- DVD cover
- Genre: Drama; Romance;
- Based on: Mansfield Park by Jane Austen
- Screenplay by: Maggie Wadey
- Directed by: Iain B. MacDonald
- Starring: Billie Piper; Michelle Ryan; Blake Ritson;
- Theme music composer: John E. Keane
- Country of origin: United Kingdom
- Original language: English
- No. of episodes: 1

Production
- Producer: Suzan Harrison
- Cinematography: Nick Dance
- Editor: Melanie Oliver
- Running time: 90 minutes
- Production company: Company Pictures

Original release
- Network: ITV
- Release: 18 March 2007

= Mansfield Park (2007 film) =

2007 television film directed by Iain B. MacDonald

Mansfield Park is a 2007 British television film directed by Iain B. MacDonald and starring Billie Piper, Michelle Ryan, and Blake Ritson. Adapted from Jane Austen's classic 1814 novel of the same name, the film is about Fanny Price, who is sent by her poor mother to live with wealthy relatives at their Mansfield estate. By the age of eighteen, Fanny is in love with her sensitive cousin who is studying to be a clergyman. Her feelings for him and her moral sense prevent her from accepting a marriage proposal from a much wealthier suitor.

Mansfield Park premiered on 18 March 2007 on the United Kingdom network ITV at 9:00 p.m., as part of The Jane Austen Season. It was filmed at Newby Hall, North Yorkshire, England.
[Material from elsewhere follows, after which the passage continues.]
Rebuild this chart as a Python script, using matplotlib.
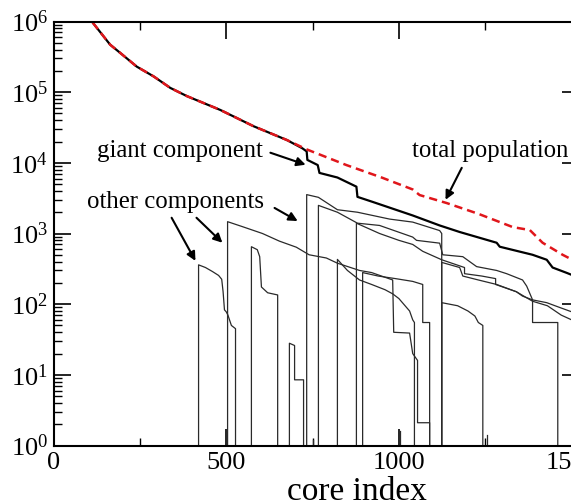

It made its TV debut in Canada on 23 December 2007 and in the United States on 27 January 2008. The drama ran for two hours (including advertisement breaks) in the United Kingdom, 90 minutes without the breaks.

== Reception ==
For her performance, Piper received a nomination for Best Actress at the 2007 TV Quick and TV Choice Awards.

Writing for The Guardian, Kathryn Flett wrote of the adaptation "if you didn't mind your Austen both mucked about with and a little bit mucky—then it was all good fun, though I think Billie [Piper] may have avoided delving too deeply into the source material in favour of renting the 1996 adaptation of Emma, so uncannily like Gwyneth doing British did she sound."

Paula Byrne, in analysing the way the film industry deals with the works of Jane Austen, said "it remains to be seen whether it is possible for there to be a faithful dramatisation of Mansfield Park". In Fanny Price, Austen dared to portray a diffident, anxious heroine who nevertheless displays an iron will. Byrne argues that "In this regard, Fanny Price is the most interesting of Austen’s heroines and the one whom the conventions of modern cinema and television are least well qualified to serve". She concluded that the 2007 ITV adaptation of Mansfield Park failed "because even as fine an actor as Billie Piper failed to capture the simultaneous strength and weakness of Fanny Price".